We might one day be able to live to 150 thanks to some wicked new drugs or biotechnological enhancements. But until then, we have to rely on improving our lifespan the old-fashioned way: staying healthy and eating right.
It turns out diet might play a more outsized role than we thought. A new peer-reviewed study published in PLOS Medicine on Tuesday suggests that a young adult living in the U.S. could add more than 10 years to their expected lifespan simply by pivoting away from a typical Western diet and closer to a traditional Mediterranean diet. That means eating much less red and processed meat; and eating many more legumes, whole grains, and nuts.
“Food is fundamental for health, and global dietary risk factors are estimated to cause 11 million deaths and 255 million disability-adjusted life years annually,” Norwegian nutrition researcher and lead study author Lars Thore Fadnes told The Daily Beast. “Understanding the health potential of different food groups could enable people to make feasible and significant health gains.” Though previous studies have sought to characterize how diet is associated with lifespan, none have done so “with the same detail” as this new study, said Fadnes.
For the new study, Fadnes and his colleagues ran a broad analysis of data from the Global Burden of Diseases study—a comprehensive 2019 investigation that measured the trends and associations of hundreds of causes of deaths, diseases, and risk factors around the world. They used that data to build a model that identifies key associations between diet and lifespan.

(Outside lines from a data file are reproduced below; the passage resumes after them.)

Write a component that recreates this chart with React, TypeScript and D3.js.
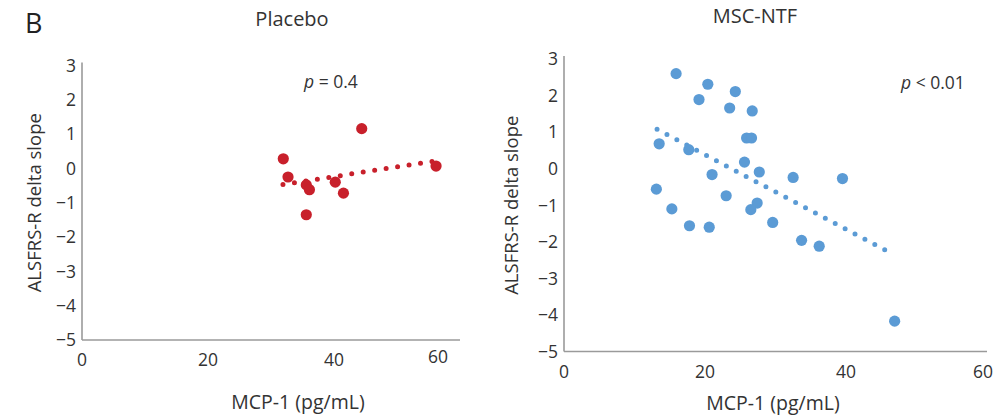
import React from "react";
import * as d3 from "d3";

// ---------- data ----------
const placeboX = [31.95, 32.7, 35.6, 36.1, 35.6, 40.2, 41.5, 44.4, 56.2];
const placeboY = [0.28, -0.25, -0.48, -0.62, -1.35, -0.4, -0.72, 1.16, 0.07];
const placeboTrendX = [31.9, 56.4];
const placeboTrendY = [-0.47, 0.23];

const mscX = [15.9, 20.4, 24.3, 19.15, 23.5, 26.7, 25.9, 26.6, 13.5, 17.7, 25.6, 27.7, 21.0, 32.5, 39.5, 13.1, 23.0, 27.4, 26.5, 15.3, 17.8, 20.6, 29.6, 33.7, 36.2, 46.9];
const mscY = [2.6, 2.31, 2.11, 1.89, 1.66, 1.58, 0.84, 0.84, 0.68, 0.52, 0.18, -0.09, -0.16, -0.24, -0.27, -0.56, -0.74, -0.94, -1.12, -1.1, -1.56, -1.6, -1.47, -1.96, -2.12, -4.17];
const mscTrendX = [13.2, 45.9];
const mscTrendY = [1.08, -2.26];

const xTicks = [0, 20, 40, 60];
const yTicks = [3, 2, 1, 0, -1, -2, -3, -4, -5];
const panelTitles = ["Placebo", "MSC-NTF"];
const pLabels = [" = 0.4", " < 0.01"];
const xTitle = "MCP-1 (pg/mL)";
const yTitle = "ALSFRS-R delta slope";

const FONT = "'Open Sans', 'Noto Sans', sans-serif";
const TEXT = "#333";

type Panel = {
  title: string;
  xs: number[];
  ys: number[];
  tx: number[];
  ty: number[];
  color: string;
  x0: number;
  x1: number;
  yTop: number;
  yBot: number;
  titleX: number;
  titleY: number;
  yTitleX: number;
  xTitleX: number;
  xTitleY: number;
  tickLabelY: number;
  pX: number;
  pY: number;
  pText: string;
  lastTickDx: number;
  dash: string;
};

const panels: Panel[] = [
  {
    title: panelTitles[0],
    xs: placeboX,
    ys: placeboY,
    tx: placeboTrendX,
    ty: placeboTrendY,
    color: "#c8202b",
    x0: 82,
    x1: 460,
    yTop: 65.5,
    yBot: 340,
    titleX: 292,
    titleY: 26,
    yTitleX: 41,
    xTitleX: 298,
    xTitleY: 409,
    tickLabelY: 366,
    pX: 304,
    pY: 88,
    pText: pLabels[0],
    lastTickDx: -22,
    dash: "0 11.6",
  },
  {
    title: panelTitles[1],
    xs: mscX,
    ys: mscY,
    tx: mscTrendX,
    ty: mscTrendY,
    color: "#5b9bd5",
    x0: 564,
    x1: 987,
    yTop: 59,
    yBot: 351.5,
    titleX: 755,
    titleY: 23,
    yTitleX: 518,
    xTitleX: 773,
    xTitleY: 410,
    tickLabelY: 378,
    pX: 901,
    pY: 89,
    pText: pLabels[1],
    lastTickDx: -4,
    dash: "0 11.2",
  },
];

function PanelView({ p }: { p: Panel }) {
  const x = d3.scaleLinear().domain([0, 60]).range([p.x0, p.x1]);
  const y = d3.scaleLinear().domain([3, -5]).range([p.yTop, p.yBot]);
  const line = d3
    .line<number>()
    .x((_, i) => x(p.tx[i]))
    .y((_, i) => y(p.ty[i]));
  const yMid = (p.yTop + p.yBot) / 2;
  return (
    <g>
      <text x={p.titleX} y={p.titleY} textAnchor="middle" fontSize={20} fill={TEXT} fontFamily={FONT}>
        {p.title}
      </text>
      {/* axes */}
      <line x1={p.x0} x2={p.x0} y1={p.yTop - 3} y2={p.yBot} stroke="#9a9a9a" strokeWidth={1.6} />
      <line x1={p.x0} x2={p.x1} y1={p.yBot} y2={p.yBot} stroke="#9a9a9a" strokeWidth={1.6} />
      {yTicks.map((t) => (
        <text key={t} x={p.x0 - 6} y={y(t)} dy="0.36em" textAnchor="end" fontSize={17.5} fill={TEXT} fontFamily={FONT}>
          {t < 0 ? "\u2212" + Math.abs(t) : t}
        </text>
      ))}
      {xTicks.map((t, i) => (
        <text
          key={t}
          x={x(t) + (i === xTicks.length - 1 ? p.lastTickDx : 0)}
          y={p.tickLabelY - (i === xTicks.length - 1 && p.lastTickDx < -10 ? 3 : 0)}
          textAnchor="middle"
          fontSize={17.5}
          fill={TEXT}
          fontFamily={FONT}
        >
          {t}
        </text>
      ))}
      <text
        transform={`translate(${p.yTitleX},${yMid}) rotate(-90)`}
        textAnchor="middle"
        fontSize={18.5}
        fill={TEXT}
        fontFamily={FONT}
      >
        {yTitle}
      </text>
      <text x={p.xTitleX} y={p.xTitleY} textAnchor="middle" fontSize={19.5} fill={TEXT} fontFamily={FONT}>
        {xTitle}
      </text>
      <text x={p.pX} y={p.pY} fontSize={17.5} fill={TEXT} fontFamily={FONT}>
        <tspan fontStyle="italic">p</tspan>
        {p.pText}
      </text>
      {/* trend */}
      <path
        d={line(p.tx) || ""}
        fill="none"
        stroke={p.color}
        strokeWidth={5}
        strokeLinecap="round"
        strokeDasharray={p.dash}
      />
      {p.xs.map((v, i) => (
        <circle key={i} cx={x(v)} cy={y(p.ys[i])} r={5.6} fill={p.color} />
      ))}
    </g>
  );
}

export default function App() {
  return (
    <svg
      width={997}
      height={415}
      style={{ position: "absolute", left: 0, top: 0, background: "#fff" }}
    >
      <rect width={997} height={415} fill="#fff" />
      <text x={25} y={33} fontSize={27} fill="#222" fontFamily={FONT}>
        B
      </text>
      {panels.map((p) => (
        <PanelView key={p.title} p={p} />
      ))}
    </svg>
  );
}
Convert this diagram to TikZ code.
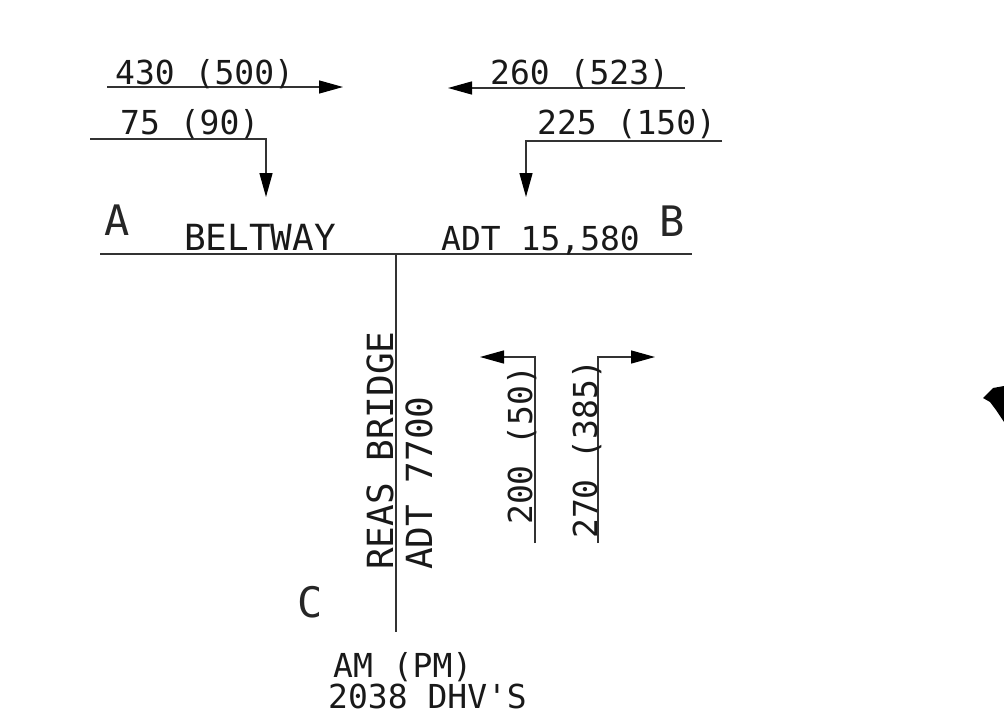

Through the model, the team found that a typical 20-year-old American woman who switched to a more optimal diet would likely see her life expectancy increase by an average of 10.7 years; for American men, the average was 13 years. Even older individuals would experience gains in life expectancy by making the same dietary changes, though these would be a tad more modest (about 8 years for women aged 60; and 8.8 years for men aged 60).
According to the researchers, these gains are highly powered by an emphasis on legumes, which are known to have a beneficial “metabolic profile” and are high in fiber, proteins, carbohydrates, several B-vitamins, copper, magnesium, manganese, zinc, and phosphorous. “Legumes are practically free of saturated fat and cholesterol,” said Fadnes. Whole grains share many of these characteristics, as well. And nuts are known to be dense in nutrients, and rich in antioxidant and antimicrobial compounds.
According to Fadnes, these three foods are staples of diets in the so-called “blue zones” around the world that have unusually high rates of longevity, like Okinawa, Japan; Sardinia, Italy; the Nicoya Peninsula in Costa Rica; and Icaria, Greece.
Western diets, on the other hand, are energy-dense, have more saturated fats, and can produce many unhealthy compounds during preparations like frying and barbecuing—none of which is great for long life. The authors define a Western diet as one that’s heavy on red meat and processed meats, big on sugary drinks, contains about half the optimal amount of fruits and vegetables, and a relatively limited amount of whole grains and fish.
The biggest takeaway, obviously, is that people should move off of Western diets and adopt something similar to the Mediterranean diet. And they should especially start doing so at a young age (that won’t be an easy sell on most college campuses, but maybe someone can figure out a viral marketing campaign for Gen Z).
Fadnes and his colleagues have even turned their model into an online public tool called Food4HealthyLife. Users can plug in their information and get a calculation of their life expectancy and how dietary changes could help them gain more years. Fadnes cautions, however, that this shouldn’t be used to make individual forecasts about when you’ll die; rather, it should be a useful way to get a sense of how someone can improve their lifestyles.